» WHAT IS BEING ASKED
Begin with the first line and repeat exactly through the line containing "(12,3) rectangle (577,718);"; leave every image out.

» SOURCE EXCERPT
[start]

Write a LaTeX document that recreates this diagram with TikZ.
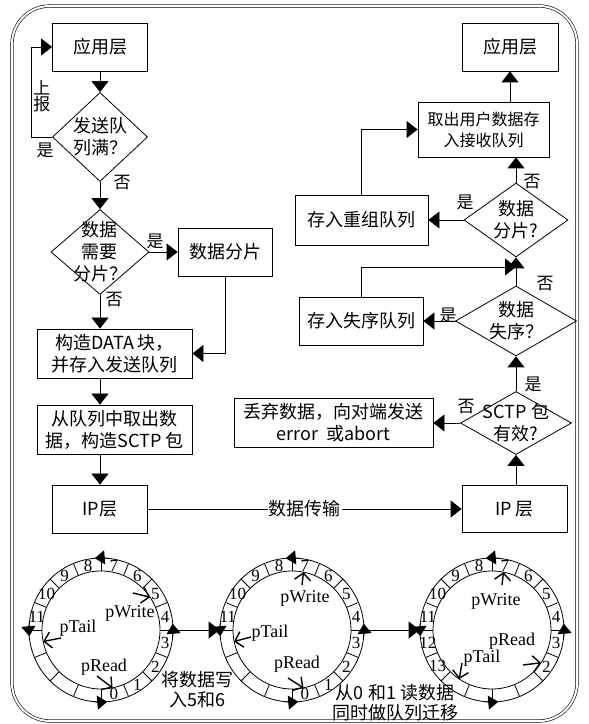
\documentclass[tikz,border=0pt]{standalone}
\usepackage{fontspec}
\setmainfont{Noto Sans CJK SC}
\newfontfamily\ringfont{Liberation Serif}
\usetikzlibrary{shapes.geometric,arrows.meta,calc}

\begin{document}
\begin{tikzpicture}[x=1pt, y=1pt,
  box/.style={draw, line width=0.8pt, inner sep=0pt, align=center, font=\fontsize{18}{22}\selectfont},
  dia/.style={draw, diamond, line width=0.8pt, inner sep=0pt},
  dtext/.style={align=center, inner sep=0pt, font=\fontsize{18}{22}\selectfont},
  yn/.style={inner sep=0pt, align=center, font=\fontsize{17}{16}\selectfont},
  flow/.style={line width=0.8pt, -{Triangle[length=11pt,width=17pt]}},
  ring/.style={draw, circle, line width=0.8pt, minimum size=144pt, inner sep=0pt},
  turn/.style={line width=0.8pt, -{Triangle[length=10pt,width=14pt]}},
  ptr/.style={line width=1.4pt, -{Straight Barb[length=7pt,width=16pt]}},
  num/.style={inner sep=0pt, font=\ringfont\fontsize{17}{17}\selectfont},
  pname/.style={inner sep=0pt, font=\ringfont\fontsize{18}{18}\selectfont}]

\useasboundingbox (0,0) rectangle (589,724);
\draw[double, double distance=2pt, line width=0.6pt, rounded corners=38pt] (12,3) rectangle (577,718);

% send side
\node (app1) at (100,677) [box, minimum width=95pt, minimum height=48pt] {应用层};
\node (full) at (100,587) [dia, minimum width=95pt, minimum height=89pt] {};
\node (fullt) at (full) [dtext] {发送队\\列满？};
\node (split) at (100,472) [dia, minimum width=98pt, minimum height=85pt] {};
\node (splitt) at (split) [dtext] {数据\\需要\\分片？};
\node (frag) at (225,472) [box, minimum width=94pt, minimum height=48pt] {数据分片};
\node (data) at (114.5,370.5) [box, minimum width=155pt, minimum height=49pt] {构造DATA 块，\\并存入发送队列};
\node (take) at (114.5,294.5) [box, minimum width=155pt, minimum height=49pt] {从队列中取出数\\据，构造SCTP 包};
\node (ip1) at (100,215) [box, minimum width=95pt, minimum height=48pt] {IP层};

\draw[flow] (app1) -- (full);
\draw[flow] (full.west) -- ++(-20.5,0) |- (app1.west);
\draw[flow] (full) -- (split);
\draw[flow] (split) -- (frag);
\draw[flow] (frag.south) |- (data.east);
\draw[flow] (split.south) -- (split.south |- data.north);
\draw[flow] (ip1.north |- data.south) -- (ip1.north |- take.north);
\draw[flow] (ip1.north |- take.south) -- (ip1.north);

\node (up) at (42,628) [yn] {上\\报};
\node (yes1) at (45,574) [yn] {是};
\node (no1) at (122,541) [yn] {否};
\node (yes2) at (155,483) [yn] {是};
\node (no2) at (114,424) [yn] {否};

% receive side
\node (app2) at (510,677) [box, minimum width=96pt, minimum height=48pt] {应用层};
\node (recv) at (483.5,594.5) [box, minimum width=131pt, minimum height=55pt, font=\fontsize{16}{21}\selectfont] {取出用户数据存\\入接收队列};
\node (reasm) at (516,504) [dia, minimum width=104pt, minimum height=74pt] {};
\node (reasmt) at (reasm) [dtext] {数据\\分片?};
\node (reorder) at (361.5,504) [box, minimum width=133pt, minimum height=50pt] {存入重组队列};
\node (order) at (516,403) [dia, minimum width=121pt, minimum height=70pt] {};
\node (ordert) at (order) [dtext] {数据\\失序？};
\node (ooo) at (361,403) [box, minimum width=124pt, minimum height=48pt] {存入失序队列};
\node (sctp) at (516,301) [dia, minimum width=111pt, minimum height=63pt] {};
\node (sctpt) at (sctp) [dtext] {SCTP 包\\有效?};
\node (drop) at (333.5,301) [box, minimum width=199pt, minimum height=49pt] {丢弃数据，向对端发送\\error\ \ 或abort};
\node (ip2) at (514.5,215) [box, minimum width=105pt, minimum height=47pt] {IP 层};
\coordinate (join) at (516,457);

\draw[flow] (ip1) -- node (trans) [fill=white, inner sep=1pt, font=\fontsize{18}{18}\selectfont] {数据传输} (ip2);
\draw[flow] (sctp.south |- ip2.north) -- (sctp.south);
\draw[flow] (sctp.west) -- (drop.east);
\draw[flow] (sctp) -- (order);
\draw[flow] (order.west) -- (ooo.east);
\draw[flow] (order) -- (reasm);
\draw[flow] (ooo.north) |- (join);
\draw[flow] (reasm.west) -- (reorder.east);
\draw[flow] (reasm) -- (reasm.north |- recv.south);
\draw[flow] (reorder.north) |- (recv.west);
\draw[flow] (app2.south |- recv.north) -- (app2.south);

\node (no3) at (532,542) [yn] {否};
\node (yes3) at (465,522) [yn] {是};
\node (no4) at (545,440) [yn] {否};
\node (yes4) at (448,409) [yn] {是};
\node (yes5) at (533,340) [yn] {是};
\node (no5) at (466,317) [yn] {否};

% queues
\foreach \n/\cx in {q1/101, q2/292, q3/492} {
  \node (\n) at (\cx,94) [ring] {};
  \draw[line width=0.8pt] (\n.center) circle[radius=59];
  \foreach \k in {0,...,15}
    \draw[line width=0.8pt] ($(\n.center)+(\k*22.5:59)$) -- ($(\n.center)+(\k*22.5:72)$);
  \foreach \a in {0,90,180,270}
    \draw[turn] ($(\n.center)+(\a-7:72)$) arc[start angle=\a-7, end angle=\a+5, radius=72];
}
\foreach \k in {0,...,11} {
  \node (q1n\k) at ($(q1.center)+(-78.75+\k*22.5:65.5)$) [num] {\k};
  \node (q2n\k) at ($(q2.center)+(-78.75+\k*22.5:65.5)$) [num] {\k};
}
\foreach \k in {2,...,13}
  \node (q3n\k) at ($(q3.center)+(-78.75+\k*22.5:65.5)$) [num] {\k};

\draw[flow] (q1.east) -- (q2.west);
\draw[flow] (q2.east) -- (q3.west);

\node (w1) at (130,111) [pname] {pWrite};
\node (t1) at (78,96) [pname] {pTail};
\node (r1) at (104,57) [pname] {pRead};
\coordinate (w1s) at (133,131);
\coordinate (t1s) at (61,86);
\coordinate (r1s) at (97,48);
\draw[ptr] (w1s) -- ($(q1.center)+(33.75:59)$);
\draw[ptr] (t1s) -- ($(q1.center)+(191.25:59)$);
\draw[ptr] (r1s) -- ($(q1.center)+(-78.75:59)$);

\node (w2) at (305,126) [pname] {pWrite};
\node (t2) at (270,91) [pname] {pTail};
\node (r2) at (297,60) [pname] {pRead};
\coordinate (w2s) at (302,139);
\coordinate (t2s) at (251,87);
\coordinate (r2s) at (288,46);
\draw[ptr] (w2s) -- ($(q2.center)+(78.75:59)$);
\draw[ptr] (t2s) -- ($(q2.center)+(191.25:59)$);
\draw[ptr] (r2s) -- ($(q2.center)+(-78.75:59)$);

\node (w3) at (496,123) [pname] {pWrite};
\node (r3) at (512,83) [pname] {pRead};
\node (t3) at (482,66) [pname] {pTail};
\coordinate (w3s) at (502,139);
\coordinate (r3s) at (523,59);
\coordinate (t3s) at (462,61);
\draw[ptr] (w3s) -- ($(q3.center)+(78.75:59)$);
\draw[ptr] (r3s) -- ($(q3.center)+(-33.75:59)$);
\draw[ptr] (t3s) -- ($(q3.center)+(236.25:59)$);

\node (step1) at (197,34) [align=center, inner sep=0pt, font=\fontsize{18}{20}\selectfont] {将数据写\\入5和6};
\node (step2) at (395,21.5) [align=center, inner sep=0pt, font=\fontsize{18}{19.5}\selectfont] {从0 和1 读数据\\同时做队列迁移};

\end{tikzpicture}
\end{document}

[end]

» SOLUTION TO THIS TASK
Write a LaTeX document that recreates this diagram with TikZ.
\documentclass[tikz,border=0pt]{standalone}
\usepackage{fontspec}
\setmainfont{Noto Sans CJK SC}
\newfontfamily\ringfont{Liberation Serif}
\usetikzlibrary{shapes.geometric,arrows.meta,calc}

\begin{document}
\begin{tikzpicture}[x=1pt, y=1pt,
  box/.style={draw, line width=0.8pt, inner sep=0pt, align=center, font=\fontsize{18}{22}\selectfont},
  dia/.style={draw, diamond, line width=0.8pt, inner sep=0pt},
  dtext/.style={align=center, inner sep=0pt, font=\fontsize{18}{22}\selectfont},
  yn/.style={inner sep=0pt, align=center, font=\fontsize{17}{16}\selectfont},
  flow/.style={line width=0.8pt, -{Triangle[length=11pt,width=17pt]}},
  ring/.style={draw, circle, line width=0.8pt, minimum size=144pt, inner sep=0pt},
  turn/.style={line width=0.8pt, -{Triangle[length=10pt,width=14pt]}},
  ptr/.style={line width=1.4pt, -{Straight Barb[length=7pt,width=16pt]}},
  num/.style={inner sep=0pt, font=\ringfont\fontsize{17}{17}\selectfont},
  pname/.style={inner sep=0pt, font=\ringfont\fontsize{18}{18}\selectfont}]

\useasboundingbox (0,0) rectangle (589,724);
\draw[double, double distance=2pt, line width=0.6pt, rounded corners=38pt] (12,3) rectangle (577,718);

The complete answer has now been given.